Après plusieurs reports, la réunion annuelle du Forum économique mondial (WEF) a finalement bien eu lieu à Davos. Créé il y a une cinquantaine d’années, le WEF s’est rapidement imposé comme un événement majeur.
Cette organisation a bien sûr des concurrents, par exemple le Boao chinois ou les conférences du Milken Institute. Néanmoins, aucun de ces événements n’a ce que le Professeur Klaus Schwab, fondateur et Executive Chairman du WEF, appelle le "convening power". Autrement dit, la capacité d’attirer des grands leaders, y compris une cinquantaine de chefs d’Etat et de gouvernement la semaine passée. Et cela malgré l’absence inhabituelle des leaders suprêmes des Etats-Unis, de Chine, du Japon, de France ou de Russie. Et quand bien même la guerre en Ukraine ne faiblit pas malgré la tenue du WEF. A mon avis, le "convening power" et l’impact du WEF restent sans pareille.
En tant qu’habitué des événements du WEF, en Suisse et à l’étranger, permettez-moi de vous livrer mon analyse concernant les raisons du succès de cette fondation.
Depuis ses débuts, le WEF a adopté une approche "multi-stakeholders" (multi-parties prenantes) qui correspond à une véritable nécessité puisque les grands défis mondiaux sont multidisciplinaires. C’est pour cette raison que le WEF réunit non seulement des représentants des gouvernements et du secteur privé mais également de nombreuses personnalités de la société civile.

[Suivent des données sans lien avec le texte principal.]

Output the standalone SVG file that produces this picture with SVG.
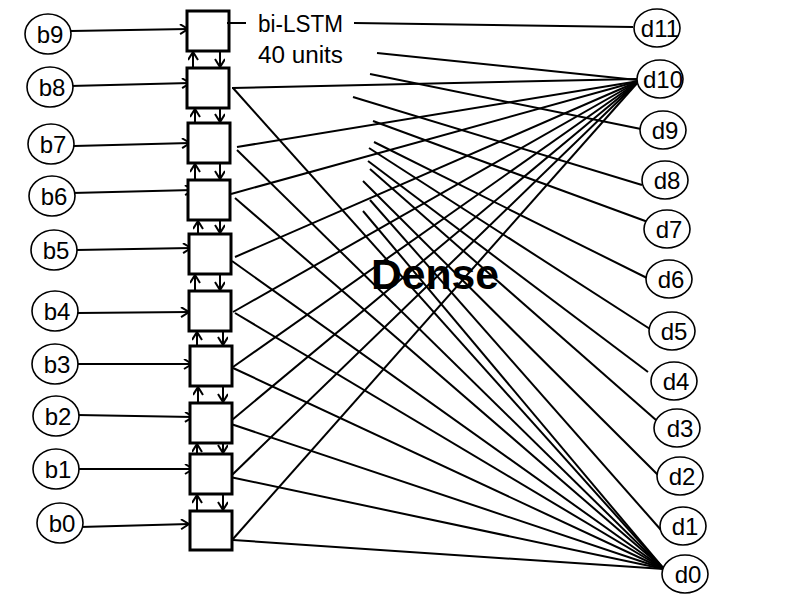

Secundo, le financement du WEF est avant tout assuré par des grandes entreprises, notamment les strategic partners (environ 600.000 francs par an). Ce modus operandi permet à des leaders du secteur privé de s’impliquer dans des grandes discussions sur l’avenir de la planète; de plus, cela leur donne l’occasion de rencontrer des dirigeants politiques et d’autres chefs d’entreprises. En outre, ces strategic partners organisent souvent à Davos des événements annexes à l’attention de leur clientèle.
Le WEF fait beaucoup d’efforts pour impliquer les futurs leaders
Philippe D. Monnier
Tertio, le WEF sélectionne avec soin les participants à ses événements, notamment des leaders actuellement en poste plutôt que des anciennes gloires. Dans ce même registre, le WEF a défini un système de badges assez subtil. Les participants «normaux» reçoivent un badge blanc avec une bande bleue mais, parmi ces badges, il existe une multitude de variations. Par exemple, les présidents de pays arborent un signe doré alors que les strategic partners ont droit à un point bleu sur leur badge. Finalement, les super-vedettes du type Donald Trump ne portent aucun badge.
Quarto, le WEF fait beaucoup d’efforts pour impliquer les futurs leaders, notamment en sélectionnant chaque année une centaine de Young Global Leaders. Un cas d’école est celui d’Angela Merkel, repérée très tôt par le WEF.
Quinto, le WEF fait preuve d’une grande capacité d’évolution. Tout ce qui a du succès hors du WEF finit souvent par être intégré par le WEF. Je pense par exemple à Greta Thunberg.
Le modèle d’affaires du WEF a aussi considérablement évolué: à l’organisation d’événements, le WEF a rajouté la gestion de communauté (de plus en plus en ligne, Covid oblige), la création de contenu et la réalisation de projets ou d’autres initiatives du type First movers coalition.
Finalement, le fondateur du WEF a très rapidement compris le rôle clé de la presse pour renforcer l’impact et le "convening power" de sa fondation.